Eat me is a poem based on the relationship between a feedee and feeder and the suffocation that she feels in their relationship. The older she becomes, the higher her weight. The narrator has become so entrapped by her partner that she has become ‘too fat’ to even carry out everyday tasks. We learn that at the end she finally stops being a ‘girl’ and turns into a woman who takes control by killing her partner in an attempt to escape the cage he set out for her.
Themes
- Beauty – in modern day society the media controls what we should perceive as beautiful and desirable. We are always striving to achieve approval from other people. The narrator of this poem risks her health in order to be seen as desirable and please her partner.
- Male power – we see a massive amount of male dominance in this poem and how the woman is treated as inferior and subordinate by the fact that she takes orders from her partner and is spoken down to and made to feel inferior.
- Sexualisation – the whole poem is around how the role of a feeder and feedee is linked to sexual ideas. The narrators body is seen as only a mere object to sexually please her partner.
Tone of the poem
- This poem evokes a lot of sympathy from the readers as we are shown how little say the narrator has in her own life. She has become so used to doing what she ‘was told’ to do that she eventually becomes numb to it all. She ‘didn’t even taste it’, her tastebuds have become deaden much like her emotions.
Colour symbolism
- The icing on the cake was ‘white’ yet iced with ‘pink’ letters. White is usually a colour of purity and freedom, however this independence has been slowly consumed over the years by the ‘pink’ flesh and weight that the narrators partner continues to force onto her.
Structure
- The poem is made up of 10 tercets (stanzas of 3 lines) which I think is a representation of the cycle that the narrator was trapped in.
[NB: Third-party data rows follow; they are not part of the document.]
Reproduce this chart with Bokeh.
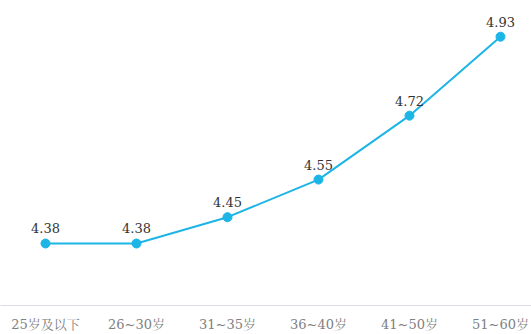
from bokeh.plotting import figure
from bokeh.models import ColumnDataSource, Range1d, FixedTicker
from bokeh.core.properties import value
from bokeh.embed import file_html
from bokeh.resources import INLINE

categories = ["25岁及以下", "26~30岁", "31~35岁", "36~40岁", "41~50岁", "51~60岁"]
scores = [4.38, 4.38, 4.45, 4.55, 4.72, 4.93]
labels = ["4.38", "4.38", "4.45", "4.55", "4.72", "4.93"]

xs = list(range(len(categories)))
src = ColumnDataSource(dict(x=xs, y=scores, t=labels))

p = figure(width=531, height=334, output_backend="svg", toolbar_location=None,
           x_range=Range1d(-0.4945, 5.341), y_range=Range1d(4.2151, 5.0263),
           min_border_left=0, min_border_right=0, min_border_top=0, min_border_bottom=0)
p.outline_line_color = None
p.xgrid.visible = False
p.ygrid.visible = False
p.yaxis.visible = False

p.line("x", "y", source=src, line_color="#1db5e6", line_width=2)
p.scatter("x", "y", source=src, size=9, fill_color="#1db5e6", line_color="#1db5e6")
p.text("x", "y", text="t", source=src, text_align="center", text_baseline="bottom",
       y_offset=-10, text_font_size="13px", text_color="#333333",
       text_font=value("DejaVu Serif"))

ax = p.xaxis[0]
ax.ticker = FixedTicker(ticks=xs)
ax.major_label_overrides = {i: c for i, c in zip(xs, categories)}
ax.major_tick_line_color = None
ax.minor_tick_line_color = None
ax.axis_line_color = "#dcdce6"
ax.major_label_text_font = "DejaVu Serif, Noto Serif CJK SC, Noto Sans CJK SC"
ax.major_label_text_font_size = "13px"
ax.major_label_text_color = "#808080"
ax.major_label_standoff = 5

open("out.html", "w").write(file_html(p, INLINE))
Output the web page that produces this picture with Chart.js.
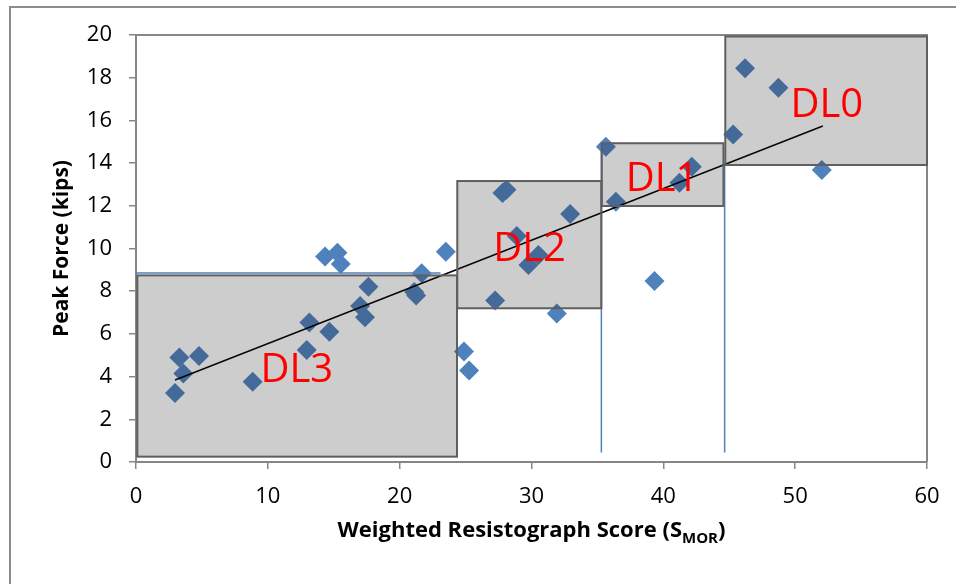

Everyday was the same routine of being fed, and gaining weight.
- The poem also consists of half rhymes where the ends of the words are stressed and rhyme with other words with similar endings, such as: ‘cake’ and ‘weight’… ‘walk’ and ‘juggernaut’. Maybe this is symbolic of all of the built up stress and containment in the narrators life that eventually becomes too much and ends in the death of her partner.
- There is also the fact that at the beginning of the poem the word ‘he’ and ‘his’ was greatly used to show the control he had over the narrators life. However as soon as we hit the sixth stanza we are introduced to the use of the word ‘I’ to show that she is finally taking control of her life.
- We also see assonance being used through the line ‘poured olive oil down my throat’, creates this choking sound which further emphasises that this is being done by force.
Techniques
- Birthday cake was ‘home-made’ not only gives it a personal touch but also means that the narrators partner has control of what is going into the cake.
- The use of the referral to ‘big girls, soft girls, girls I can burrow inside’ is important as it shows that the narrators partner is treating her like a child that needs to be looked after, rather than an independent woman. Highlights her vulnerability.
- Narrator would gain weight and ‘swell’ which highlights the pain that this put her in.
- We also see irony used by the fact that the narrator is ‘too fat to buy a pint of full fat milk’. It’s almost as if she is mocking herself for the fact that she has become so immobile that she does not even have the power to go out and buy herself some more food.
- There is also imagery in the way that the narrator ‘allowed him to stroke […her…] globe of a cheek’. We get this image of a pet that needs to rely on others to live. Also word ‘globe’ emphasises how large she really has become.
End of poem
- ‘Soon you’ll be forty’, this is almost patronising as soon she will be 40, immobile and forever trapped with him. Turning 40 is said to be a time of realisation that time is running out, and this is significant by the fact that this triggers the narrator into finally taking charge of her life.
- ‘There was nothing else left in the house to eat’, this shows that all of the pain and hostility that she kept inside her (represented by the house, the home is where the heart is) is finally gone. Eating food was her pain and now there is no more pain to be forced onto her.